▸ **STATED GOAL**
Retype the opening lines of the listing below, ending with the line that contains "color: '#000', width: 1.5", and leave out any pictures.

▸ **DATASET EXTRACT**

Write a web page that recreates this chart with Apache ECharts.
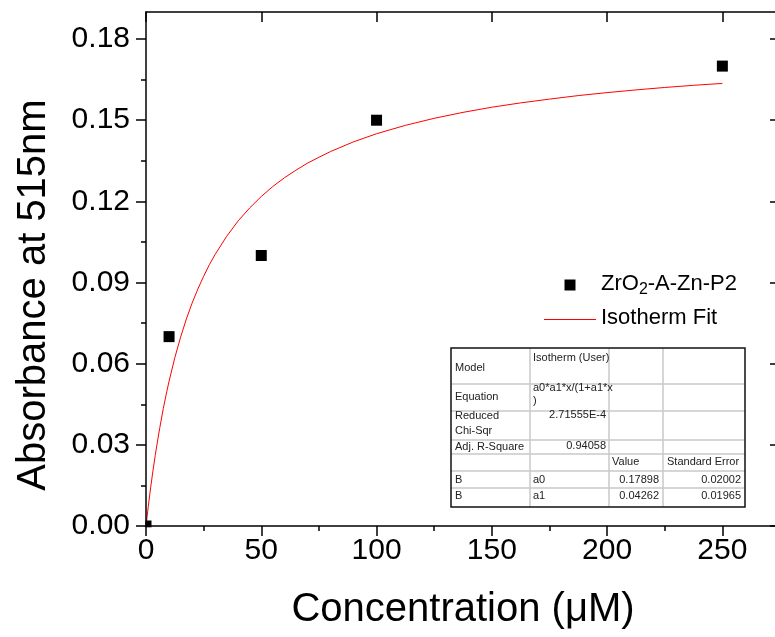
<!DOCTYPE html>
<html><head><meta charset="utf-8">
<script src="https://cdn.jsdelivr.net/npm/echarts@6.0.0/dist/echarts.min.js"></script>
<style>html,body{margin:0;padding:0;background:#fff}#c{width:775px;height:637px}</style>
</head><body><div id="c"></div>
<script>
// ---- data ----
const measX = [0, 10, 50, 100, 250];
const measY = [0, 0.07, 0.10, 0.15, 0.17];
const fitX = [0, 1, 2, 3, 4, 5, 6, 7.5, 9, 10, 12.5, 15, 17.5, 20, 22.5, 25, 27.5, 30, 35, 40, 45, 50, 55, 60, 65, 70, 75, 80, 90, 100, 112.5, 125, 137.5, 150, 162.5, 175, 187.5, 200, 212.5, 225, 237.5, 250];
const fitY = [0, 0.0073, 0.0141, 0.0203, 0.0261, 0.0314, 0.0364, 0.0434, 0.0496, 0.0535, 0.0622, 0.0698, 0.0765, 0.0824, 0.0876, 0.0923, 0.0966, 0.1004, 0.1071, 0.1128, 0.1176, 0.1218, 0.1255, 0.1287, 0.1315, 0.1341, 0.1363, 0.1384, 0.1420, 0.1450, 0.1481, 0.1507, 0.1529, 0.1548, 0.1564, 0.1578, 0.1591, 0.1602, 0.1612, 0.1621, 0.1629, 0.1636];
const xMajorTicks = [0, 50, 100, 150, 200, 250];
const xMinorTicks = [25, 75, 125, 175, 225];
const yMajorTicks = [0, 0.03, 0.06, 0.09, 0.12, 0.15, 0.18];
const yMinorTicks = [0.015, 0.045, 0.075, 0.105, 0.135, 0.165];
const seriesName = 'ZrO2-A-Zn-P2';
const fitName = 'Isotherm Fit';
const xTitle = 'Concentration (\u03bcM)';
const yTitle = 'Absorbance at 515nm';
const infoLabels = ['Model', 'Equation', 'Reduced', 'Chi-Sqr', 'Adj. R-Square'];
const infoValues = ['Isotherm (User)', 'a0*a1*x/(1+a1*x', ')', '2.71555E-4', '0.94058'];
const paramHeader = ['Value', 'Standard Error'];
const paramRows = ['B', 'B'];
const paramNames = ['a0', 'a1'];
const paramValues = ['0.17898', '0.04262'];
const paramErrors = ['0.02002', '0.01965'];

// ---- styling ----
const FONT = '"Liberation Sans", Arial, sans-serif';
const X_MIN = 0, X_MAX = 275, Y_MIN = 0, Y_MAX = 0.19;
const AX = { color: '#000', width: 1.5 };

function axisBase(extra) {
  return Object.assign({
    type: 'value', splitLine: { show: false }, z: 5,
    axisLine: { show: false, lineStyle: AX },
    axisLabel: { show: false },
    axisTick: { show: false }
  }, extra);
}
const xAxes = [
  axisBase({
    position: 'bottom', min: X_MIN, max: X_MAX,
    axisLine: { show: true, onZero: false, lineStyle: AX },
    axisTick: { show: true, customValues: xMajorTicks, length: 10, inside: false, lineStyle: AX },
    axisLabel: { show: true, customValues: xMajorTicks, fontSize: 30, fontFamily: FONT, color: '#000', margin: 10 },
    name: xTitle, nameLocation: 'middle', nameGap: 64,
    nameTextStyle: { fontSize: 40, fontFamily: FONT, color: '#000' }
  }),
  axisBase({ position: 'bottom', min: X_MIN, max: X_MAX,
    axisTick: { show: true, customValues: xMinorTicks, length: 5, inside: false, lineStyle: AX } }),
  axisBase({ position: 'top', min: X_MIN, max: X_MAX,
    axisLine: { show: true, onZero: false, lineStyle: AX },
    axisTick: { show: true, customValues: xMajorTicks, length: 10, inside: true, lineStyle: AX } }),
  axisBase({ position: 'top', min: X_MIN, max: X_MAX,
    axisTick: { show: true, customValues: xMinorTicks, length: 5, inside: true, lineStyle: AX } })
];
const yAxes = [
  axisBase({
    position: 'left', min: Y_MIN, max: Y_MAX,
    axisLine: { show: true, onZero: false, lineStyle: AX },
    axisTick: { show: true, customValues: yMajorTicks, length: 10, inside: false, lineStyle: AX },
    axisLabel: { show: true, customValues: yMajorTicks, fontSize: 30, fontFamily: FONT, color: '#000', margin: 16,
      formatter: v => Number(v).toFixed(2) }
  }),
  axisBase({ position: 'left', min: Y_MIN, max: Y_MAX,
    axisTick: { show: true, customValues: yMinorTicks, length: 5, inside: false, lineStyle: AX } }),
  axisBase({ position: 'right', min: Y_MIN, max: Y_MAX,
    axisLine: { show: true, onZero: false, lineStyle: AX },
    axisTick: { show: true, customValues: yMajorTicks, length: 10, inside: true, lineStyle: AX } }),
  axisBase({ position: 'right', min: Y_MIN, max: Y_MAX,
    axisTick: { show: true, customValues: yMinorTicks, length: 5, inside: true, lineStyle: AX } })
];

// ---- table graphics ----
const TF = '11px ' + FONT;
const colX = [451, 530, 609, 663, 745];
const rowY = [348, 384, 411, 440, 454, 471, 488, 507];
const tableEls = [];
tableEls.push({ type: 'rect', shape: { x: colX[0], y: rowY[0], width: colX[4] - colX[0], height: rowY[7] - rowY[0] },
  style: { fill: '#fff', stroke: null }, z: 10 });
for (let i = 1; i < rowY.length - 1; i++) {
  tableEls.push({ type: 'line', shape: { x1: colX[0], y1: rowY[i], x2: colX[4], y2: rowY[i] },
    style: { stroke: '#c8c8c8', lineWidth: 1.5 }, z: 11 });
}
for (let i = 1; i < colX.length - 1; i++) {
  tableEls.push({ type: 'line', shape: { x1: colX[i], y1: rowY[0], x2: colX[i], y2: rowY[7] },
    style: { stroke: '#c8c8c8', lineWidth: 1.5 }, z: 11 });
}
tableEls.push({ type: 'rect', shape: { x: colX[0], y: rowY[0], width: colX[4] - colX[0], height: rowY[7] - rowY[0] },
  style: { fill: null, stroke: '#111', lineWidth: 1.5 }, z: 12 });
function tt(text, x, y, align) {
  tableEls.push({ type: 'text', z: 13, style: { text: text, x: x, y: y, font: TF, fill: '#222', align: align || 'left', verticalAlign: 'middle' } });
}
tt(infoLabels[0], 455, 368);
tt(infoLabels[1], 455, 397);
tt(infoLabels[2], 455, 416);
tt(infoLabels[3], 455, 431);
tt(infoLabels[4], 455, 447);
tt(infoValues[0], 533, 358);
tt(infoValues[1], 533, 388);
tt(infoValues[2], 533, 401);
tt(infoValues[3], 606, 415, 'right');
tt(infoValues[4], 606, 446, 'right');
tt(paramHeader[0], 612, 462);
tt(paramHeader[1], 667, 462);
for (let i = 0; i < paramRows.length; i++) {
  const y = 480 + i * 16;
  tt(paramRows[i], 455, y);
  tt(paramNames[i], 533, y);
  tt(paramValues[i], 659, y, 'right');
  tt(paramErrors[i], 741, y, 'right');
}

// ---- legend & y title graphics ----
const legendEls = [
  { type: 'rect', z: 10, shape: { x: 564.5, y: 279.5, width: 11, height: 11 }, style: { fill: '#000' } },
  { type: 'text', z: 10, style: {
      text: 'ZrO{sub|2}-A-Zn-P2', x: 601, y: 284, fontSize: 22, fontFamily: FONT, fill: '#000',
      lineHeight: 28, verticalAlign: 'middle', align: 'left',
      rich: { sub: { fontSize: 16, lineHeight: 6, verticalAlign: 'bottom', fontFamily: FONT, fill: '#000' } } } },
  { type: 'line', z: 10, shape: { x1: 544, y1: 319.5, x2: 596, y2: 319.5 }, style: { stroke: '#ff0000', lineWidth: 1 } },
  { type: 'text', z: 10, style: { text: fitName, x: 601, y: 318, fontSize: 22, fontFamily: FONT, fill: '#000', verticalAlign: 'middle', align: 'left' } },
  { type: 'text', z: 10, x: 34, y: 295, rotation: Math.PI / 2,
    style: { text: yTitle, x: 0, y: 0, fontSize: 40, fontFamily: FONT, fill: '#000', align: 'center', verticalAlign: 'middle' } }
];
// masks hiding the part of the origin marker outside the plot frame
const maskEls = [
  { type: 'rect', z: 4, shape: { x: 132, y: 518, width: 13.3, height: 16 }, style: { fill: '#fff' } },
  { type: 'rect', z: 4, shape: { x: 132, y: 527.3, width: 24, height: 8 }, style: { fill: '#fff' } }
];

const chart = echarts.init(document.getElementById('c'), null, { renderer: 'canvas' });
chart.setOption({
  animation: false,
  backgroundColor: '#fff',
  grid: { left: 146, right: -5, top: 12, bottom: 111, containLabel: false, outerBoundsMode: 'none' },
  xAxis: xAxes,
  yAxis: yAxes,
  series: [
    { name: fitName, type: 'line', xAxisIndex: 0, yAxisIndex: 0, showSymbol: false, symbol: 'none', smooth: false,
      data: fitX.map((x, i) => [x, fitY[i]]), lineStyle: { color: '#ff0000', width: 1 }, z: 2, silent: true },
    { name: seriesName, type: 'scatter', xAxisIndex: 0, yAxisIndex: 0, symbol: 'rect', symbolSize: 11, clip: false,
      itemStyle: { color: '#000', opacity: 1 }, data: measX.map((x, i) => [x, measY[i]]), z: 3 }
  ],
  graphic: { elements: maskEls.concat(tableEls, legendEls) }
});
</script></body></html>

▸ **EXERCISE RESPONSE**
Write a web page that recreates this chart with Apache ECharts.
<!DOCTYPE html>
<html><head><meta charset="utf-8">
<script src="https://cdn.jsdelivr.net/npm/echarts@6.0.0/dist/echarts.min.js"></script>
<style>html,body{margin:0;padding:0;background:#fff}#c{width:775px;height:637px}</style>
</head><body><div id="c"></div>
<script>
// ---- data ----
const measX = [0, 10, 50, 100, 250];
const measY = [0, 0.07, 0.10, 0.15, 0.17];
const fitX = [0, 1, 2, 3, 4, 5, 6, 7.5, 9, 10, 12.5, 15, 17.5, 20, 22.5, 25, 27.5, 30, 35, 40, 45, 50, 55, 60, 65, 70, 75, 80, 90, 100, 112.5, 125, 137.5, 150, 162.5, 175, 187.5, 200, 212.5, 225, 237.5, 250];
const fitY = [0, 0.0073, 0.0141, 0.0203, 0.0261, 0.0314, 0.0364, 0.0434, 0.0496, 0.0535, 0.0622, 0.0698, 0.0765, 0.0824, 0.0876, 0.0923, 0.0966, 0.1004, 0.1071, 0.1128, 0.1176, 0.1218, 0.1255, 0.1287, 0.1315, 0.1341, 0.1363, 0.1384, 0.1420, 0.1450, 0.1481, 0.1507, 0.1529, 0.1548, 0.1564, 0.1578, 0.1591, 0.1602, 0.1612, 0.1621, 0.1629, 0.1636];
const xMajorTicks = [0, 50, 100, 150, 200, 250];
const xMinorTicks = [25, 75, 125, 175, 225];
const yMajorTicks = [0, 0.03, 0.06, 0.09, 0.12, 0.15, 0.18];
const yMinorTicks = [0.015, 0.045, 0.075, 0.105, 0.135, 0.165];
const seriesName = 'ZrO2-A-Zn-P2';
const fitName = 'Isotherm Fit';
const xTitle = 'Concentration (\u03bcM)';
const yTitle = 'Absorbance at 515nm';
const infoLabels = ['Model', 'Equation', 'Reduced', 'Chi-Sqr', 'Adj. R-Square'];
const infoValues = ['Isotherm (User)', 'a0*a1*x/(1+a1*x', ')', '2.71555E-4', '0.94058'];
const paramHeader = ['Value', 'Standard Error'];
const paramRows = ['B', 'B'];
const paramNames = ['a0', 'a1'];
const paramValues = ['0.17898', '0.04262'];
const paramErrors = ['0.02002', '0.01965'];

// ---- styling ----
const FONT = '"Liberation Sans", Arial, sans-serif';
const X_MIN = 0, X_MAX = 275, Y_MIN = 0, Y_MAX = 0.19;
const AX = { color: '#000', width: 1.5 };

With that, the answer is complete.